Offshore it’s a crowded calendar with the main highlights being US Payrolls, US ISMs, Bank of England, Norges Bank:

  • US Payrolls – April (Friday): Payrolls should show another near 1m jobs gain (consensus 978k), which would still leave Payrolls some 7.5m below pre-COVID levels. Chair Powell recently noted that it would take a strong months of job creation of about a million a month to achieve the substantial progress required to justify tapering QE. A much “hotter” payrolls number will though have markets questioning this guidance.
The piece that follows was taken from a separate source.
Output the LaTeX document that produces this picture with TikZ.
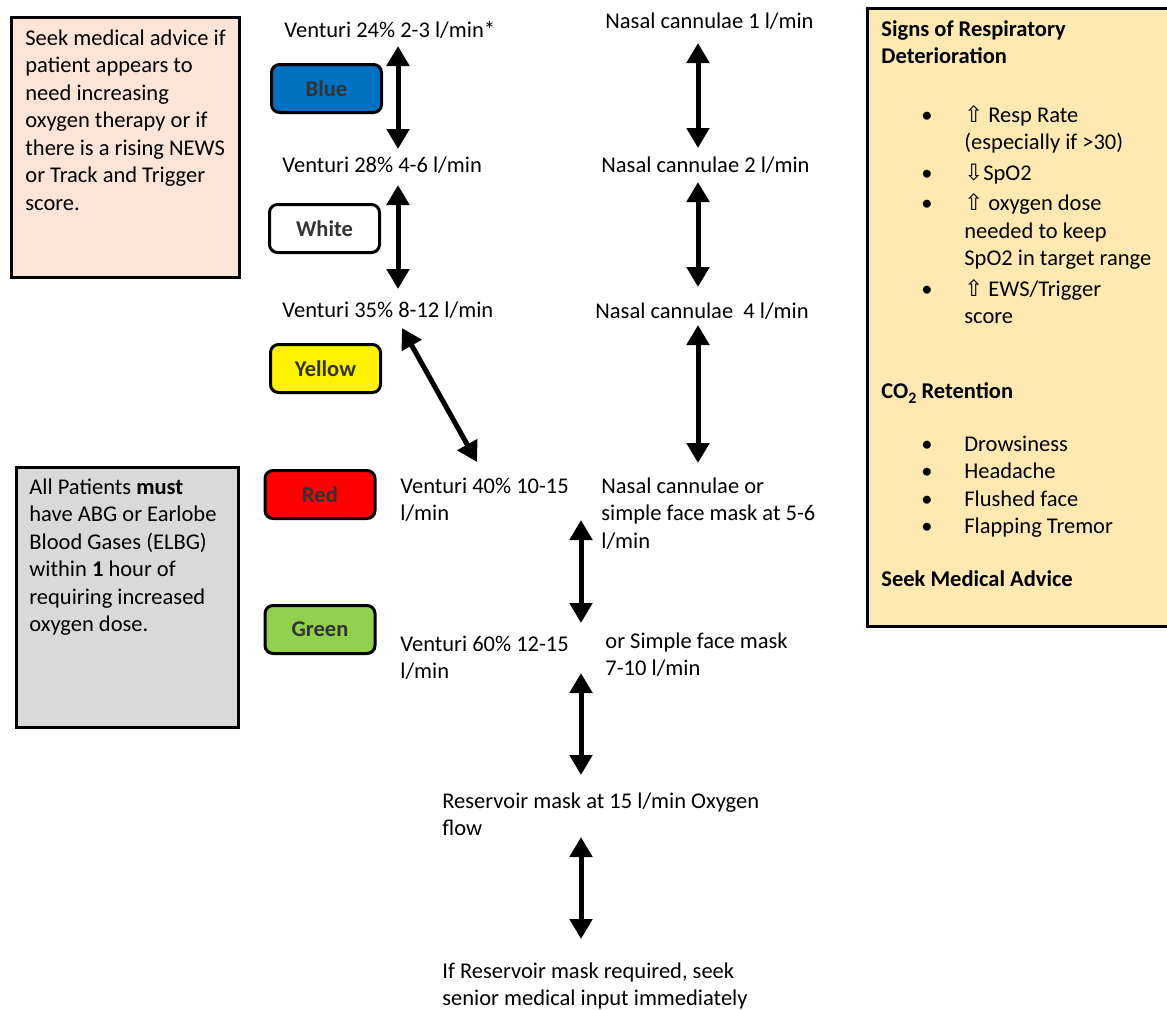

The unemployment rate is expected to fall to 5.8% from 6.0%, though the shortfall in payrolls to pre0pandemic levels is the more relevant statistics.
  • BoE (Thursday): Focus on asset purchases with some expecting a tapering at this meeting or at the next meeting in June. The BoE is currently buying £4.4bn of government debt a week under its  £895 billion asset purchase programme, which if the current pace continued would max out in September. The BoE is also likely to upgrade its forecasts for the economy given the sharp snap back in activity.
  • Norges Bank (Thursday): Norges is the most hawkish major market central bank having already projected a rate rise in the latter half of 2021. We would expect Norges Bank to maintain this tone with the vaccine rollout progressing.
  • US ISMs – April (Manufacturing Monday, Services Wednesday): The ISMs are expected to remain at very elevated levels, with increased focus on measures of prices and supplier deliveries.
  • NZ Employment & RBNZ FSR (Wednesday): Employment growth is expected to be broadly steady, with focus instead on the RBNZ’s Financial Stability Review given the focus on housing.
  • China Caixin Services PMI & Trade Balance (Friday): Will be closely watched to see whether the Caixin version follows the weaker than expected official non-manufacturing PMI.

Coming up today

Domestically House Prices for April are out along with ANZ Job Ads. Offshore it is very quiet outside of the US given May Day Labour public holidays in many countries. Asia takes an even longer May Day Holiday with China out until Friday. The main piece of offshore data is the US Manufacturing ISM. Details below:

  • AU: House Prices & ANZ Job Ads: House prices are likely to have risen 1.8% in April, following March’s 2.8% rise. Job Ads are likely to remain elevated with SEEK noting its ads in March were the highest ever in the 23-year history of the company, while applications per ad were the lowest since 2012 and highlighting how strong labour demand is relative to the number of applicants..
  • GE: Retail Sales – March: Consensus is for +3.0% m/m after last month’s 2.7%
  • EZ: Final PMI – April: A final version of the Manufacturing PMI is expected to be un-revised at 63.3
  • US: ISM Manufacturing – April: Another strong manufacturing report is expected with consensus at 65.0 (from 64.7) with the possibility of upside risks given the Chicago PMI on Friday hit 72.1 in April and the highest since December 1983. There will also be focus on the prices and supplier deliveries parts of the report given some worries over inflation and in the Chicago PMI input prices hit their highest level in 41 years.